The memorial, titled For our Country, was unveiled on 28 March at the Australian War Memorial (AWM) in Canberra.
It was designed by Daniel Boyd, a proud Kudjala/Gangalu/Kuku Yalanji/Waka Waka/Gubbi Gubbi/Wangerriburra/Bandjalung man from North Queensland and Edition Office architects.
The memorial is a sculptural pavilion set behind a ceremonial fire pit within a circle of stones.
For our Country is set within the Sculpture Garden at the AWM and is distinct in its structure and design elements.
Behind the fire pit is a two-way mirrored glass wall that reflects the viewer and the Memorial.
Mr Boyd said there were thousands of clear lenses embedded in the wall representing our perception and highlighting our incomplete understanding of time, history, and memory.
He also said it is a manifestation of a deep connection to the land and responsibility to future generations.
'It’s about how they will inherit this relationship, and the generational exchange of knowledge that has happened hundreds of thousands of times: from parent to child, grandparent to child, great-grandparent to child, and so on,' Mr Boyd said.
Hundreds of people attended the memorial’s dedication which featured Indigenous and non-Indigenous speakers including Dr Brendan Nelson AO, Director of the Australian War Memorial.
‘Only 4 or 5 generations after the arrival of the British First Fleet, having endured discrimination, brutal social exclusion, and violence, many Indigenous Australians denied their Aboriginality and kinship to enlist, serve, fight, suffer, and die for the young nation that had taken so much from them,’ Dr Nelson said.
‘Having enlisted from a desperately unequal Australia, many found military service to be their first experience of equality. In Australia’s Defence forces they were equals – equal in life and equal in death.’
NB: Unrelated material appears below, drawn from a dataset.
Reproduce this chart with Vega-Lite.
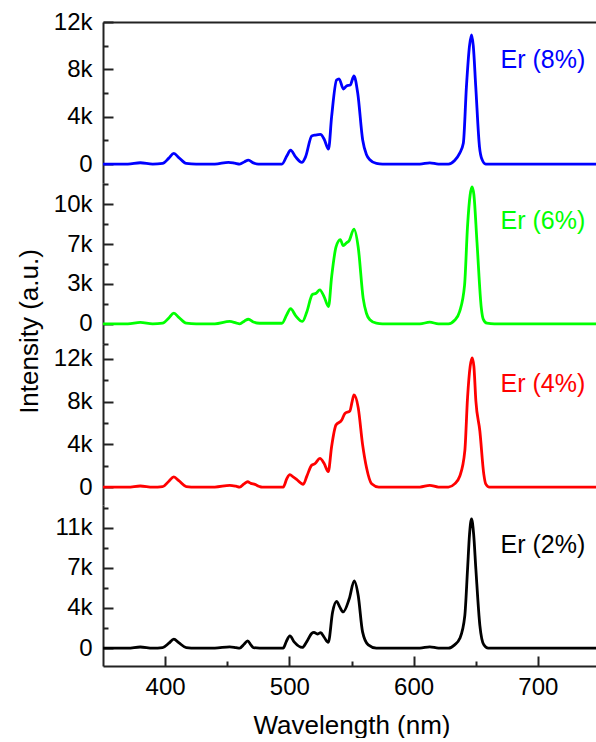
{
"$schema": "https://vega.github.io/schema/vega-lite/v6.json",
"padding": {"left": 16, "top": 10, "right": 0, "bottom": 0},
"background": "white",
"bounds": "flush",
"spacing": 0,
"config": {
  "view": {"stroke": null},
  "font": "Liberation Sans",
  "axis": {"labelFont": "Liberation Sans", "titleFont": "Liberation Sans", "labelFontSize": 24, "titleFontSize": 26, "titleFontWeight": "normal", "labelColor": "#000", "titleColor": "#000", "domainColor": "#222", "tickColor": "#222", "domainWidth": 2, "tickWidth": 2, "grid": false, "labelOverlap": false, "labelFlush": false}
},
"datasets": {
"p8": [{"wl":350,"v":0},{"wl":370,"v":0},{"wl":380,"v":110},{"wl":390,"v":0},{"wl":398,"v":50},{"wl":403,"v":500},{"wl":407,"v":900},{"wl":411,"v":550},{"wl":417,"v":50},{"wl":425,"v":0},{"wl":440,"v":0},{"wl":451,"v":150},{"wl":456,"v":80},{"wl":460,"v":0},{"wl":464,"v":200},{"wl":467,"v":340},{"wl":471,"v":100},{"wl":475,"v":0},{"wl":494,"v":0},{"wl":498,"v":700},{"wl":501,"v":1180},{"wl":505,"v":600},{"wl":510,"v":140},{"wl":513,"v":600},{"wl":518,"v":2370},{"wl":521,"v":2450},{"wl":525,"v":2500},{"wl":528,"v":2100},{"wl":531.5,"v":1270},{"wl":534,"v":4000},{"wl":538,"v":7100},{"wl":540,"v":7200},{"wl":543.5,"v":6340},{"wl":546,"v":6600},{"wl":549,"v":6680},{"wl":552,"v":7440},{"wl":555,"v":6000},{"wl":559,"v":2030},{"wl":562,"v":800},{"wl":565,"v":340},{"wl":570,"v":50},{"wl":575,"v":0},{"wl":605,"v":0},{"wl":613,"v":100},{"wl":620,"v":0},{"wl":628,"v":0},{"wl":633,"v":300},{"wl":637,"v":900},{"wl":640,"v":1750},{"wl":642.5,"v":6540},{"wl":645,"v":10000},{"wl":646.6,"v":10900},{"wl":648,"v":10000},{"wl":650,"v":6540},{"wl":653,"v":1460},{"wl":655,"v":400},{"wl":658,"v":0},{"wl":750,"v":0}],
"p6": [{"wl":350,"v":0},{"wl":370,"v":0},{"wl":380,"v":120},{"wl":390,"v":0},{"wl":398,"v":50},{"wl":403,"v":500},{"wl":407,"v":910},{"wl":411,"v":550},{"wl":417,"v":50},{"wl":425,"v":0},{"wl":440,"v":0},{"wl":452,"v":200},{"wl":457,"v":80},{"wl":460,"v":0},{"wl":464,"v":250},{"wl":467,"v":390},{"wl":471,"v":150},{"wl":476,"v":50},{"wl":494,"v":50},{"wl":498,"v":800},{"wl":501,"v":1290},{"wl":505,"v":700},{"wl":510.5,"v":200},{"wl":514,"v":1000},{"wl":518.5,"v":2500},{"wl":521.5,"v":2600},{"wl":524.5,"v":2900},{"wl":528,"v":2300},{"wl":531.5,"v":1460},{"wl":534,"v":4000},{"wl":537.5,"v":6530},{"wl":541,"v":7170},{"wl":543.3,"v":6670},{"wl":546,"v":6900},{"wl":548,"v":7060},{"wl":552,"v":8070},{"wl":555.4,"v":6530},{"wl":559.4,"v":2170},{"wl":562,"v":900},{"wl":564.8,"v":340},{"wl":570,"v":50},{"wl":575,"v":0},{"wl":605,"v":0},{"wl":613,"v":140},{"wl":620,"v":0},{"wl":628,"v":0},{"wl":633,"v":300},{"wl":637,"v":1040},{"wl":641,"v":3290},{"wl":643.4,"v":8350},{"wl":645.5,"v":11000},{"wl":647,"v":11670},{"wl":648.5,"v":11000},{"wl":651,"v":6950},{"wl":654.5,"v":1320},{"wl":656,"v":400},{"wl":659,"v":50},{"wl":665,"v":0},{"wl":750,"v":0}],
"p4": [{"wl":350,"v":0},{"wl":370,"v":0},{"wl":380,"v":100},{"wl":390,"v":0},{"wl":398,"v":50},{"wl":403,"v":550},{"wl":407,"v":950},{"wl":411,"v":600},{"wl":417,"v":50},{"wl":425,"v":0},{"wl":440,"v":0},{"wl":452,"v":160},{"wl":457,"v":80},{"wl":460,"v":0},{"wl":463.5,"v":300},{"wl":466.4,"v":500},{"wl":469,"v":350},{"wl":472.3,"v":250},{"wl":476,"v":50},{"wl":478,"v":0},{"wl":495,"v":0},{"wl":498,"v":800},{"wl":500.4,"v":1160},{"wl":503,"v":950},{"wl":505.8,"v":720},{"wl":509,"v":400},{"wl":511.2,"v":250},{"wl":514,"v":1000},{"wl":518,"v":2060},{"wl":520.6,"v":2190},{"wl":524.6,"v":2690},{"wl":528,"v":2200},{"wl":531.3,"v":1440},{"wl":534,"v":3800},{"wl":537.5,"v":5810},{"wl":542,"v":6250},{"wl":544.7,"v":6900},{"wl":548.7,"v":7130},{"wl":550.5,"v":8000},{"wl":552,"v":8630},{"wl":555.4,"v":7440},{"wl":558.9,"v":4000},{"wl":562.1,"v":1810},{"wl":566.2,"v":310},{"wl":572,"v":0},{"wl":605,"v":0},{"wl":613,"v":160},{"wl":620,"v":0},{"wl":628,"v":0},{"wl":633,"v":300},{"wl":637.2,"v":1030},{"wl":641.2,"v":3380},{"wl":643.4,"v":8380},{"wl":645.5,"v":11300},{"wl":647.1,"v":12100},{"wl":648.5,"v":11300},{"wl":650.1,"v":8060},{"wl":653.3,"v":5250},{"wl":656.5,"v":1190},{"wl":658,"v":300},{"wl":661,"v":0},{"wl":750,"v":0}],
"p2": [{"wl":350,"v":0},{"wl":370,"v":0},{"wl":380,"v":100},{"wl":390,"v":0},{"wl":398,"v":50},{"wl":403,"v":450},{"wl":407,"v":830},{"wl":411,"v":500},{"wl":417,"v":50},{"wl":425,"v":0},{"wl":440,"v":0},{"wl":452,"v":120},{"wl":457,"v":50},{"wl":460,"v":0},{"wl":463.5,"v":350},{"wl":466.4,"v":670},{"wl":469,"v":300},{"wl":471,"v":50},{"wl":476,"v":0},{"wl":495,"v":0},{"wl":497.5,"v":600},{"wl":500.4,"v":1120},{"wl":504,"v":550},{"wl":510.4,"v":60},{"wl":514,"v":600},{"wl":518,"v":1360},{"wl":519.8,"v":1450},{"wl":522.5,"v":1300},{"wl":525.2,"v":1420},{"wl":528,"v":1000},{"wl":531.3,"v":520},{"wl":534.8,"v":3330},{"wl":538,"v":4300},{"wl":540.5,"v":3800},{"wl":543.3,"v":3330},{"wl":548.2,"v":4550},{"wl":552.2,"v":6200},{"wl":555.4,"v":4850},{"wl":558.9,"v":1500},{"wl":563.5,"v":300},{"wl":570,"v":0},{"wl":605,"v":0},{"wl":613,"v":120},{"wl":620,"v":0},{"wl":628,"v":0},{"wl":633,"v":300},{"wl":637.2,"v":900},{"wl":641.2,"v":3000},{"wl":643.4,"v":7270},{"wl":645,"v":10500},{"wl":646.6,"v":11920},{"wl":648.3,"v":10500},{"wl":650.1,"v":7270},{"wl":653.3,"v":2100},{"wl":656.5,"v":300},{"wl":660,"v":0},{"wl":750,"v":0}]
},
"vconcat": [
{
  "width": 497, "height": 161,
  "layer": [
    {"data": {"name": "p8"},
     "mark": {"type": "line", "color": "#0000FF", "strokeWidth": 2.8, "interpolate": "monotone"},
     "encoding": {
       "x": {"field": "wl", "type": "quantitative", "scale": {"domain": [350, 750], "nice": false}, "axis": {"orient": "top", "labels": false, "ticks": false, "title": null}},
       "y": {"field": "v", "type": "quantitative", "scale": {"domain": [-1600, 12000], "nice": false, "zero": false},
             "axis": {"values": [0, 2000, 4000, 6000, 8000, 10000, 12000], "labelExpr": "datum.value % 4000 == 0 ? (datum.value == 0 ? '0' : round(datum.value/1000) + 'k') : ''", "tickSize": {"condition": {"test": "datum.value % 4000 == 0", "value": -10}, "value": -5}, "labelPadding": 21, "title": null}}
     }},
    {"data": {"values": [{"wl": 704, "v": 8760, "t": "Er (8%)"}]},
     "mark": {"type": "text", "color": "#0000FF", "fontSize": 25, "font": "Liberation Sans", "align": "center", "baseline": "middle"},
     "encoding": {"x": {"field": "wl", "type": "quantitative", "axis": {"orient": "top", "labels": false, "ticks": false, "title": null}}, "y": {"field": "v", "type": "quantitative", "axis": {"values": [0, 2000, 4000, 6000, 8000, 10000, 12000], "labelExpr": "datum.value % 4000 == 0 ? (datum.value == 0 ? '0' : round(datum.value/1000) + 'k') : ''", "tickSize": {"condition": {"test": "datum.value % 4000 == 0", "value": -10}, "value": -5}, "labelPadding": 21, "title": null}}, "text": {"field": "t"}}}
  ]
},
{
  "width": 497, "height": 161,
  "layer": [
    {"data": {"name": "p6"},
     "mark": {"type": "line", "color": "#00FF00", "strokeWidth": 2.8, "interpolate": "monotone"},
     "encoding": {
       "x": {"field": "wl", "type": "quantitative", "scale": {"domain": [350, 750], "nice": false}, "axis": null},
       "y": {"field": "v", "type": "quantitative", "scale": {"domain": [-1720, 12000], "nice": false, "zero": false},
             "axis": {"values": [-1700, 0, 1700, 3400, 5100, 6800, 8500, 10200, 11900], "labelExpr": "datum.value % 3400 == 0 ? (datum.value == 0 ? '0' : round(datum.value/1000) + 'k') : ''", "tickSize": {"condition": {"test": "datum.value % 3400 == 0", "value": -10}, "value": -5}, "labelPadding": 21, "title": "Intensity (a.u.)", "titleX": -74, "titleY": 148, "titleBaseline": "middle"}}
     }},
    {"data": {"values": [{"wl": 704, "v": 8800, "t": "Er (6%)"}]},
     "mark": {"type": "text", "color": "#00FF00", "fontSize": 25, "font": "Liberation Sans", "align": "center", "baseline": "middle"},
     "encoding": {"x": {"field": "wl", "type": "quantitative", "axis": null}, "y": {"field": "v", "type": "quantitative", "axis": {"values": [-1700, 0, 1700, 3400, 5100, 6800, 8500, 10200, 11900], "labelExpr": "datum.value % 3400 == 0 ? (datum.value == 0 ? '0' : round(datum.value/1000) + 'k') : ''", "tickSize": {"condition": {"test": "datum.value % 3400 == 0", "value": -10}, "value": -5}, "labelPadding": 21, "title": "Intensity (a.u.)", "titleX": -74, "titleY": 148, "titleBaseline": "middle"}}, "text": {"field": "t"}}}
  ]
},
{
  "width": 497, "height": 161,
  "layer": [
    {"data": {"name": "p4"},
     "mark": {"type": "line", "color": "#FF0000", "strokeWidth": 2.8, "interpolate": "monotone"},
     "encoding": {
       "x": {"field": "wl", "type": "quantitative", "scale": {"domain": [350, 750], "nice": false}, "axis": null},
       "y": {"field": "v", "type": "quantitative", "scale": {"domain": [-1680, 13400], "nice": false, "zero": false},
             "axis": {"values": [0, 2000, 4000, 6000, 8000, 10000, 12000], "labelExpr": "datum.value % 4000 == 0 ? (datum.value == 0 ? '0' : round(datum.value/1000) + 'k') : ''", "tickSize": {"condition": {"test": "datum.value % 4000 == 0", "value": -10}, "value": -5}, "labelPadding": 21, "title": null}}
     }},
    {"data": {"values": [{"wl": 704, "v": 9700, "t": "Er (4%)"}]},
     "mark": {"type": "text", "color": "#FF0000", "fontSize": 25, "font": "Liberation Sans", "align": "center", "baseline": "middle"},
     "encoding": {"x": {"field": "wl", "type": "quantitative", "axis": null}, "y": {"field": "v", "type": "quantitative", "axis": {"values": [0, 2000, 4000, 6000, 8000, 10000, 12000], "labelExpr": "datum.value % 4000 == 0 ? (datum.value == 0 ? '0' : round(datum.value/1000) + 'k') : ''", "tickSize": {"condition": {"test": "datum.value % 4000 == 0", "value": -10}, "value": -5}, "labelPadding": 21, "title": null}}, "text": {"field": "t"}}}
  ]
},
{
  "width": 497, "height": 161,
  "layer": [
    {"data": {"name": "p2"},
     "mark": {"type": "line", "color": "#000000", "strokeWidth": 2.8, "interpolate": "monotone"},
     "encoding": {
       "x": {"field": "wl", "type": "quantitative", "scale": {"domain": [350, 750], "nice": false},
             "axis": {"orient": "bottom", "values": [400, 450, 500, 550, 600, 650, 700], "labelExpr": "datum.value % 100 == 0 ? datum.label : ''", "tickSize": {"condition": {"test": "datum.value % 100 == 0", "value": -10}, "value": -5}, "labelPadding": 19, "title": "Wavelength (nm)", "titleY": 46}},
       "y": {"field": "v", "type": "quantitative", "scale": {"domain": [-1650, 13190], "nice": false, "zero": false},
             "axis": {"values": [0, 1850, 3700, 5550, 7400, 9250, 11100, 12950], "labelExpr": "datum.value % 3700 == 0 ? (datum.value == 0 ? '0' : round(datum.value/1000) + 'k') : ''", "tickSize": {"condition": {"test": "datum.value % 3700 == 0", "value": -10}, "value": -5}, "labelPadding": 21, "title": null}}
     }},
    {"data": {"values": [{"wl": 704, "v": 9460, "t": "Er (2%)"}]},
     "mark": {"type": "text", "color": "#000000", "fontSize": 25, "font": "Liberation Sans", "align": "center", "baseline": "middle"},
     "encoding": {"x": {"field": "wl", "type": "quantitative", "axis": {"orient": "bottom", "values": [400, 450, 500, 550, 600, 650, 700], "labelExpr": "datum.value % 100 == 0 ? datum.label : ''", "tickSize": {"condition": {"test": "datum.value % 100 == 0", "value": -10}, "value": -5}, "labelPadding": 19, "title": "Wavelength (nm)", "titleY": 46}}, "y": {"field": "v", "type": "quantitative", "axis": {"values": [0, 1850, 3700, 5550, 7400, 9250, 11100, 12950], "labelExpr": "datum.value % 3700 == 0 ? (datum.value == 0 ? '0' : round(datum.value/1000) + 'k') : ''", "tickSize": {"condition": {"test": "datum.value % 3700 == 0", "value": -10}, "value": -5}, "labelPadding": 21, "title": null}}, "text": {"field": "t"}}}
  ]
}
]
}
Though the memorial is a permanent fixture in Canberra, the same spirit and message it conveys is travelling around Australia in the form of the AWM’s For Country, For Nation exhibition.
The exhibition highlights the stories of Aboriginal and Torres Strait Islander people who fought for the country and who ‘worked in ancillary, industry, and other home-front activities’, and whose communities ‘have been thrust into the front line of theatres of war’.
Both the memorial and the exhibition invite all Australians to know the names and read the stories of Aboriginal and Torres Strait Islander people who served Australia in times of conflict and continue to serve in the armed forces today.